Given data =
━━━━━━

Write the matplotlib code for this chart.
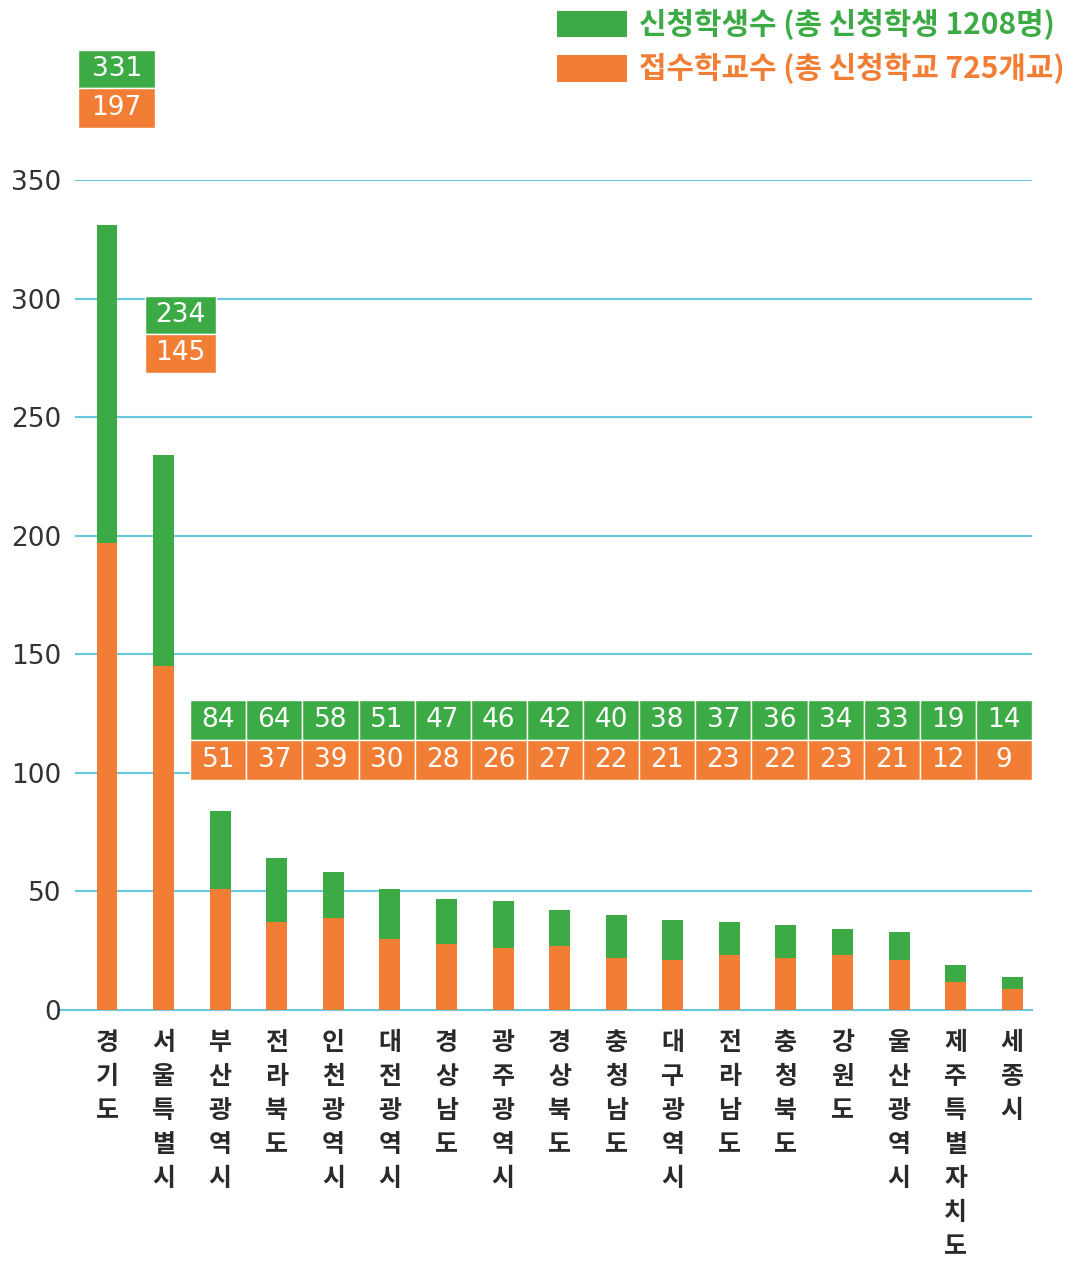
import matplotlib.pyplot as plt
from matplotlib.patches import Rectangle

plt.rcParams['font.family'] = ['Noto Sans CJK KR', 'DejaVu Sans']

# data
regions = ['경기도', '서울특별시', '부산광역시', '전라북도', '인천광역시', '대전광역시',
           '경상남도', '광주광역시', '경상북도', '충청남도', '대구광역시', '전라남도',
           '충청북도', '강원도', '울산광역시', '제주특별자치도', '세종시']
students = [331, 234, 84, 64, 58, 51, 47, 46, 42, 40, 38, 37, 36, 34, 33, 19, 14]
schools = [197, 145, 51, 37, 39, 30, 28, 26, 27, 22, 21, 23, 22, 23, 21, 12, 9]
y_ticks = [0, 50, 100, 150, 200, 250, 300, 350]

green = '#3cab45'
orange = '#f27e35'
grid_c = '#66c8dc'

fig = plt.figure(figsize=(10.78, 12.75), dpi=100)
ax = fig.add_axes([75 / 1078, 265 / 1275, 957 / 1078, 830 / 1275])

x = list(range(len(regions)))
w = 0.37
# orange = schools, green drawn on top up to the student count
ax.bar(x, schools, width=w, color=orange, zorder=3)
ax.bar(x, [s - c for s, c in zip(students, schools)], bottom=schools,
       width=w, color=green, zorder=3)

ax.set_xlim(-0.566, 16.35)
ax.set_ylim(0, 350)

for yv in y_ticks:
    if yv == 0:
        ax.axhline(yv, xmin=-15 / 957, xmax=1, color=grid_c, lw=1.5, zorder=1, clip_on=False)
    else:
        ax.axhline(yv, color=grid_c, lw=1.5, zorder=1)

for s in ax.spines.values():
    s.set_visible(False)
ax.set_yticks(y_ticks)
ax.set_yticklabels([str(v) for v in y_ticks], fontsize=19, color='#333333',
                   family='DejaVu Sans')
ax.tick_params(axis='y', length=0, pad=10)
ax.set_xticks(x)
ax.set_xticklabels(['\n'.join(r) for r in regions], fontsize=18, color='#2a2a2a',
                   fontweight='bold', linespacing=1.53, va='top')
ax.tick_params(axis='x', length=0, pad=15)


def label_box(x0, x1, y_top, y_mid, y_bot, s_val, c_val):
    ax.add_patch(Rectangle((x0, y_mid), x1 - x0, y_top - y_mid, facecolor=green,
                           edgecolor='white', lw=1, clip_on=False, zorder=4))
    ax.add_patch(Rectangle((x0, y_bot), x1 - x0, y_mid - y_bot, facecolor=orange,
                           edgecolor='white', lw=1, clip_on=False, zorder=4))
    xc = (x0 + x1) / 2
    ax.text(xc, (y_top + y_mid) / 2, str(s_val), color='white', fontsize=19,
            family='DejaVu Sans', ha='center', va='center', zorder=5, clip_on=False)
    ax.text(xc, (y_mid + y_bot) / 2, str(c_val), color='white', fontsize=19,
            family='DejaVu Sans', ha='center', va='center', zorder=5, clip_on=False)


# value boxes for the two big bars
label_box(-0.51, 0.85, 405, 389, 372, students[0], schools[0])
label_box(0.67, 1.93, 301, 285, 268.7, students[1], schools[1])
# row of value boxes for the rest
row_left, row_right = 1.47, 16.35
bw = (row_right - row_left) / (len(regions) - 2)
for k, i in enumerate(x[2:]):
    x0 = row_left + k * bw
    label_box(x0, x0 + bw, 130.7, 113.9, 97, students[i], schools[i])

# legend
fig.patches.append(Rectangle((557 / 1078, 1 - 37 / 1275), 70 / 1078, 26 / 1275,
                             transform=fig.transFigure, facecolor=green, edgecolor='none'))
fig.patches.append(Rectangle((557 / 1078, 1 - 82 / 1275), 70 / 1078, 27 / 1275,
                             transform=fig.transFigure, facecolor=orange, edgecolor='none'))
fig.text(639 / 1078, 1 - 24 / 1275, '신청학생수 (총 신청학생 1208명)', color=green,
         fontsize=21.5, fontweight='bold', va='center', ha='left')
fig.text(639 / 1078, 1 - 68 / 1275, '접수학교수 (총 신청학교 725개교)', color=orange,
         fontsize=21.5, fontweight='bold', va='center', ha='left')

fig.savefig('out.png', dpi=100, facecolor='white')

━━━━━━

Exercise description = Write out each line of the listing above, exactly, from its first line to the line holding "ax.axhline(yv, color=grid_c, lw=1.5, zorder=1)", inclusive. Skip the pictures.

Task output =
Write the matplotlib code for this chart.
import matplotlib.pyplot as plt
from matplotlib.patches import Rectangle

plt.rcParams['font.family'] = ['Noto Sans CJK KR', 'DejaVu Sans']

# data
regions = ['경기도', '서울특별시', '부산광역시', '전라북도', '인천광역시', '대전광역시',
           '경상남도', '광주광역시', '경상북도', '충청남도', '대구광역시', '전라남도',
           '충청북도', '강원도', '울산광역시', '제주특별자치도', '세종시']
students = [331, 234, 84, 64, 58, 51, 47, 46, 42, 40, 38, 37, 36, 34, 33, 19, 14]
schools = [197, 145, 51, 37, 39, 30, 28, 26, 27, 22, 21, 23, 22, 23, 21, 12, 9]
y_ticks = [0, 50, 100, 150, 200, 250, 300, 350]

green = '#3cab45'
orange = '#f27e35'
grid_c = '#66c8dc'

fig = plt.figure(figsize=(10.78, 12.75), dpi=100)
ax = fig.add_axes([75 / 1078, 265 / 1275, 957 / 1078, 830 / 1275])

x = list(range(len(regions)))
w = 0.37
# orange = schools, green drawn on top up to the student count
ax.bar(x, schools, width=w, color=orange, zorder=3)
ax.bar(x, [s - c for s, c in zip(students, schools)], bottom=schools,
       width=w, color=green, zorder=3)

ax.set_xlim(-0.566, 16.35)
ax.set_ylim(0, 350)

for yv in y_ticks:
    if yv == 0:
        ax.axhline(yv, xmin=-15 / 957, xmax=1, color=grid_c, lw=1.5, zorder=1, clip_on=False)
    else:
        ax.axhline(yv, color=grid_c, lw=1.5, zorder=1)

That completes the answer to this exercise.